__Dataset section__:
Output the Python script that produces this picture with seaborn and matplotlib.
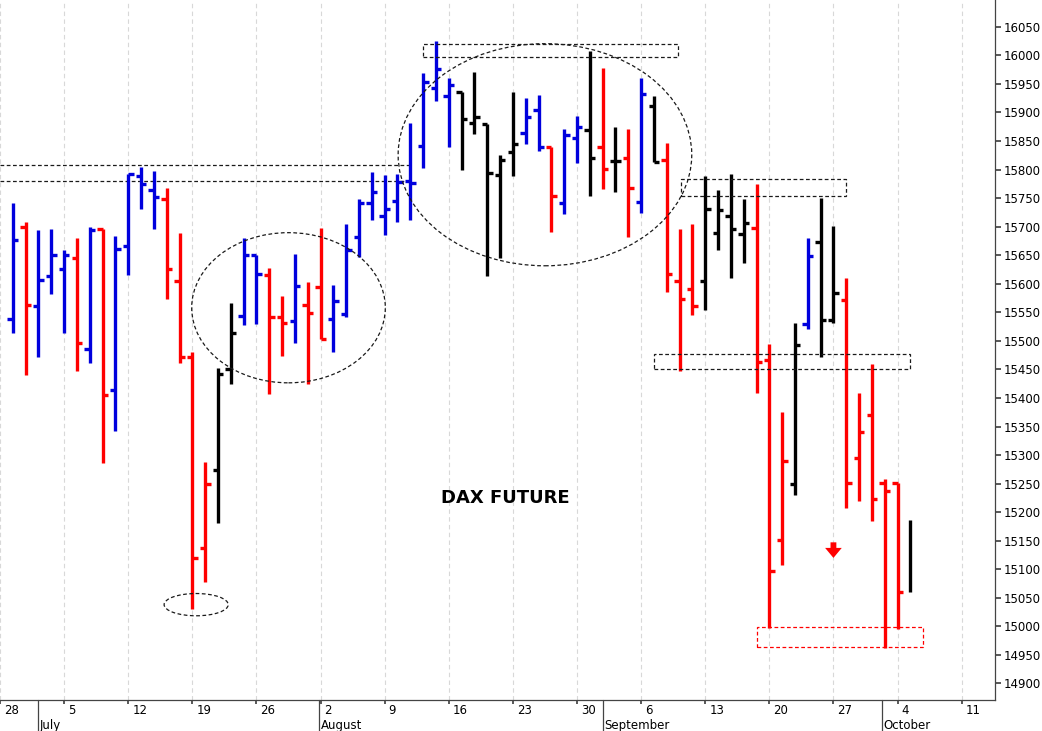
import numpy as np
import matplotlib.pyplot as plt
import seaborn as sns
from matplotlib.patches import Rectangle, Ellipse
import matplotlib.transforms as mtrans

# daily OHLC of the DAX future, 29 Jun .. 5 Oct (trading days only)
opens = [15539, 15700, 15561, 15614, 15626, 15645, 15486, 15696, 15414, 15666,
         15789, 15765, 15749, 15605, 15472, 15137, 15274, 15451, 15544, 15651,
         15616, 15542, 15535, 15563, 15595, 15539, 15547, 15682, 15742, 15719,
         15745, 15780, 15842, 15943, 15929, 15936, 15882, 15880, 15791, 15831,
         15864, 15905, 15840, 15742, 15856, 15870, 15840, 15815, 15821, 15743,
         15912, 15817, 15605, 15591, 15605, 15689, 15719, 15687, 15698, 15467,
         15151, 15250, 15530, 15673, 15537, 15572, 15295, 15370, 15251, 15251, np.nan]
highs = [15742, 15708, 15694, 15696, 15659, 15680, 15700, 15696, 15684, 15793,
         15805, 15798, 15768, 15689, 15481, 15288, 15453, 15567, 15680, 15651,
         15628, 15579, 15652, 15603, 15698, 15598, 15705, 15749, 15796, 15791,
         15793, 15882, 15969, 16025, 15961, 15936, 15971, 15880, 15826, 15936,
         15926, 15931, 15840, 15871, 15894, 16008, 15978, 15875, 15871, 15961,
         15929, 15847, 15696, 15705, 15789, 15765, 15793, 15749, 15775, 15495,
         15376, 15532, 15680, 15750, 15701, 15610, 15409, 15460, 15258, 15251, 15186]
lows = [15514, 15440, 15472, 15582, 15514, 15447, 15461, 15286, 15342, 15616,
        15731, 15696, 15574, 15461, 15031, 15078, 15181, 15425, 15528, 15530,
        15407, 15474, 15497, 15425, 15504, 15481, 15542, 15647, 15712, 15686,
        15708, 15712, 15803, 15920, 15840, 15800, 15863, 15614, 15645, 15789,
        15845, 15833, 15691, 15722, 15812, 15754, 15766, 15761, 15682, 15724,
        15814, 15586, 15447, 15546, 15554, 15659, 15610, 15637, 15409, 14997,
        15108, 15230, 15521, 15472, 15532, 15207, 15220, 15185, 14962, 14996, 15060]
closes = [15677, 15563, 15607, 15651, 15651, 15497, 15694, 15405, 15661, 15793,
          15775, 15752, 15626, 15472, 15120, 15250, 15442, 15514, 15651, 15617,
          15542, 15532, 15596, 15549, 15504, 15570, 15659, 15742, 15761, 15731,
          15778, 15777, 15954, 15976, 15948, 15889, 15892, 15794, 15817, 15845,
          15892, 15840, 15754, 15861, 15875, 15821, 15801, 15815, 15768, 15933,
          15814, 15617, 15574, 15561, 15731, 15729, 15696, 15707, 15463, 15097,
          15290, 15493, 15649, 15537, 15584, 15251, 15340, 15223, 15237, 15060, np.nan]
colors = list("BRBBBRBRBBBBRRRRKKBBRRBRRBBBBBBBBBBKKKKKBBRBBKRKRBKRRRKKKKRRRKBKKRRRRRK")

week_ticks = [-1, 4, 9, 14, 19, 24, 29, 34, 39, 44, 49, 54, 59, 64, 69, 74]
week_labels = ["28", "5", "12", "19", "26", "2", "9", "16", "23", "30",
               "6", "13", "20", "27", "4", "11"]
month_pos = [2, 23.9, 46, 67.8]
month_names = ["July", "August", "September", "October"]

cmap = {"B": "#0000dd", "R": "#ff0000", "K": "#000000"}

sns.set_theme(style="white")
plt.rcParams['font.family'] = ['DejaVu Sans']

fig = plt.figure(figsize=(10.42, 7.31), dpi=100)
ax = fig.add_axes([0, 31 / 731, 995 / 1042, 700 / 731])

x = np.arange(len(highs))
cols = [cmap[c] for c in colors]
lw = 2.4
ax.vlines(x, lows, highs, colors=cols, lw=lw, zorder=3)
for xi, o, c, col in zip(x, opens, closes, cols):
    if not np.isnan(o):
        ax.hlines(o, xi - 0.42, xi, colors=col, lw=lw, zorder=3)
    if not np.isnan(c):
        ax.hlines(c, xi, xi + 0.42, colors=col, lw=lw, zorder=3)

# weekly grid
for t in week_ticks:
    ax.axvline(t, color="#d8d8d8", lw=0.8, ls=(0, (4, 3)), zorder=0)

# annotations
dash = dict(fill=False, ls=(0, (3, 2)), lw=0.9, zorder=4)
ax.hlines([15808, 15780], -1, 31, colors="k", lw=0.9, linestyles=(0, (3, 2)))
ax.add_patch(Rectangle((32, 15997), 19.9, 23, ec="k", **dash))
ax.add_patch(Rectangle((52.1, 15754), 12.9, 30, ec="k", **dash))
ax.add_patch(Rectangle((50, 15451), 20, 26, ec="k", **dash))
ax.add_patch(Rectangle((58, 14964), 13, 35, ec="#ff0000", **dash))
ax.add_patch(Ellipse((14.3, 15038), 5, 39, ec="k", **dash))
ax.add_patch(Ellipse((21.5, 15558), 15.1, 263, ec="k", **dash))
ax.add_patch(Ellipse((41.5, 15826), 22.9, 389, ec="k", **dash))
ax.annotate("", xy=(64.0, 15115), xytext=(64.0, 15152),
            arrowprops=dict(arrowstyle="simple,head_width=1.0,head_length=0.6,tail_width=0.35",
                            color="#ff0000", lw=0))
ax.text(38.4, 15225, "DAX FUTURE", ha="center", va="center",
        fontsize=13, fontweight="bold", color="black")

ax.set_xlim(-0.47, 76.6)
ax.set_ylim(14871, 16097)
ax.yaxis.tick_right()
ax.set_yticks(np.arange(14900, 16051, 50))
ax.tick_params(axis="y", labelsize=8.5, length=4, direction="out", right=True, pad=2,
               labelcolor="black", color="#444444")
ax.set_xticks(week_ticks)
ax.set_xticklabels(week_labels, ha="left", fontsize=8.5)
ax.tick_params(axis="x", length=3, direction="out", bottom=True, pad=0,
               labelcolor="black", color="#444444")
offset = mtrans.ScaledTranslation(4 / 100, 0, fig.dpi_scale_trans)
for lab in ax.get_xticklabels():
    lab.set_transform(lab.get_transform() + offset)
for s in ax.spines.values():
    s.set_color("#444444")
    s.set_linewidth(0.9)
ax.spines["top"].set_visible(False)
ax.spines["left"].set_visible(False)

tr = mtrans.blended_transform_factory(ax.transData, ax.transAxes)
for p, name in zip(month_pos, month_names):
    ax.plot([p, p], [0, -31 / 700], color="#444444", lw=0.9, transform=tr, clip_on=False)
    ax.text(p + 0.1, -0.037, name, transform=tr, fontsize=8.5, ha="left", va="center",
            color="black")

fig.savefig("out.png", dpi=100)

__Task objective__: Images should not appear in the copy; retype the listing above exactly.

__Solution to the problem__:
Output the Python script that produces this picture with seaborn and matplotlib.
import numpy as np
import matplotlib.pyplot as plt
import seaborn as sns
from matplotlib.patches import Rectangle, Ellipse
import matplotlib.transforms as mtrans

# daily OHLC of the DAX future, 29 Jun .. 5 Oct (trading days only)
opens = [15539, 15700, 15561, 15614, 15626, 15645, 15486, 15696, 15414, 15666,
         15789, 15765, 15749, 15605, 15472, 15137, 15274, 15451, 15544, 15651,
         15616, 15542, 15535, 15563, 15595, 15539, 15547, 15682, 15742, 15719,
         15745, 15780, 15842, 15943, 15929, 15936, 15882, 15880, 15791, 15831,
         15864, 15905, 15840, 15742, 15856, 15870, 15840, 15815, 15821, 15743,
         15912, 15817, 15605, 15591, 15605, 15689, 15719, 15687, 15698, 15467,
         15151, 15250, 15530, 15673, 15537, 15572, 15295, 15370, 15251, 15251, np.nan]
highs = [15742, 15708, 15694, 15696, 15659, 15680, 15700, 15696, 15684, 15793,
         15805, 15798, 15768, 15689, 15481, 15288, 15453, 15567, 15680, 15651,
         15628, 15579, 15652, 15603, 15698, 15598, 15705, 15749, 15796, 15791,
         15793, 15882, 15969, 16025, 15961, 15936, 15971, 15880, 15826, 15936,
         15926, 15931, 15840, 15871, 15894, 16008, 15978, 15875, 15871, 15961,
         15929, 15847, 15696, 15705, 15789, 15765, 15793, 15749, 15775, 15495,
         15376, 15532, 15680, 15750, 15701, 15610, 15409, 15460, 15258, 15251, 15186]
lows = [15514, 15440, 15472, 15582, 15514, 15447, 15461, 15286, 15342, 15616,
        15731, 15696, 15574, 15461, 15031, 15078, 15181, 15425, 15528, 15530,
        15407, 15474, 15497, 15425, 15504, 15481, 15542, 15647, 15712, 15686,
        15708, 15712, 15803, 15920, 15840, 15800, 15863, 15614, 15645, 15789,
        15845, 15833, 15691, 15722, 15812, 15754, 15766, 15761, 15682, 15724,
        15814, 15586, 15447, 15546, 15554, 15659, 15610, 15637, 15409, 14997,
        15108, 15230, 15521, 15472, 15532, 15207, 15220, 15185, 14962, 14996, 15060]
closes = [15677, 15563, 15607, 15651, 15651, 15497, 15694, 15405, 15661, 15793,
          15775, 15752, 15626, 15472, 15120, 15250, 15442, 15514, 15651, 15617,
          15542, 15532, 15596, 15549, 15504, 15570, 15659, 15742, 15761, 15731,
          15778, 15777, 15954, 15976, 15948, 15889, 15892, 15794, 15817, 15845,
          15892, 15840, 15754, 15861, 15875, 15821, 15801, 15815, 15768, 15933,
          15814, 15617, 15574, 15561, 15731, 15729, 15696, 15707, 15463, 15097,
          15290, 15493, 15649, 15537, 15584, 15251, 15340, 15223, 15237, 15060, np.nan]
colors = list("BRBBBRBRBBBBRRRRKKBBRRBRRBBBBBBBBBBKKKKKBBRBBKRKRBKRRRKKKKRRRKBKKRRRRRK")

week_ticks = [-1, 4, 9, 14, 19, 24, 29, 34, 39, 44, 49, 54, 59, 64, 69, 74]
week_labels = ["28", "5", "12", "19", "26", "2", "9", "16", "23", "30",
               "6", "13", "20", "27", "4", "11"]
month_pos = [2, 23.9, 46, 67.8]
month_names = ["July", "August", "September", "October"]

cmap = {"B": "#0000dd", "R": "#ff0000", "K": "#000000"}

sns.set_theme(style="white")
plt.rcParams['font.family'] = ['DejaVu Sans']

fig = plt.figure(figsize=(10.42, 7.31), dpi=100)
ax = fig.add_axes([0, 31 / 731, 995 / 1042, 700 / 731])

x = np.arange(len(highs))
cols = [cmap[c] for c in colors]
lw = 2.4
ax.vlines(x, lows, highs, colors=cols, lw=lw, zorder=3)
for xi, o, c, col in zip(x, opens, closes, cols):
    if not np.isnan(o):
        ax.hlines(o, xi - 0.42, xi, colors=col, lw=lw, zorder=3)
    if not np.isnan(c):
        ax.hlines(c, xi, xi + 0.42, colors=col, lw=lw, zorder=3)

# weekly grid
for t in week_ticks:
    ax.axvline(t, color="#d8d8d8", lw=0.8, ls=(0, (4, 3)), zorder=0)

# annotations
dash = dict(fill=False, ls=(0, (3, 2)), lw=0.9, zorder=4)
ax.hlines([15808, 15780], -1, 31, colors="k", lw=0.9, linestyles=(0, (3, 2)))
ax.add_patch(Rectangle((32, 15997), 19.9, 23, ec="k", **dash))
ax.add_patch(Rectangle((52.1, 15754), 12.9, 30, ec="k", **dash))
ax.add_patch(Rectangle((50, 15451), 20, 26, ec="k", **dash))
ax.add_patch(Rectangle((58, 14964), 13, 35, ec="#ff0000", **dash))
ax.add_patch(Ellipse((14.3, 15038), 5, 39, ec="k", **dash))
ax.add_patch(Ellipse((21.5, 15558), 15.1, 263, ec="k", **dash))
ax.add_patch(Ellipse((41.5, 15826), 22.9, 389, ec="k", **dash))
ax.annotate("", xy=(64.0, 15115), xytext=(64.0, 15152),
            arrowprops=dict(arrowstyle="simple,head_width=1.0,head_length=0.6,tail_width=0.35",
                            color="#ff0000", lw=0))
ax.text(38.4, 15225, "DAX FUTURE", ha="center", va="center",
        fontsize=13, fontweight="bold", color="black")

ax.set_xlim(-0.47, 76.6)
ax.set_ylim(14871, 16097)
ax.yaxis.tick_right()
ax.set_yticks(np.arange(14900, 16051, 50))
ax.tick_params(axis="y", labelsize=8.5, length=4, direction="out", right=True, pad=2,
               labelcolor="black", color="#444444")
ax.set_xticks(week_ticks)
ax.set_xticklabels(week_labels, ha="left", fontsize=8.5)
ax.tick_params(axis="x", length=3, direction="out", bottom=True, pad=0,
               labelcolor="black", color="#444444")
offset = mtrans.ScaledTranslation(4 / 100, 0, fig.dpi_scale_trans)
for lab in ax.get_xticklabels():
    lab.set_transform(lab.get_transform() + offset)
for s in ax.spines.values():
    s.set_color("#444444")
    s.set_linewidth(0.9)
ax.spines["top"].set_visible(False)
ax.spines["left"].set_visible(False)

tr = mtrans.blended_transform_factory(ax.transData, ax.transAxes)
for p, name in zip(month_pos, month_names):
    ax.plot([p, p], [0, -31 / 700], color="#444444", lw=0.9, transform=tr, clip_on=False)
    ax.text(p + 0.1, -0.037, name, transform=tr, fontsize=8.5, ha="left", va="center",
            color="black")

fig.savefig("out.png", dpi=100)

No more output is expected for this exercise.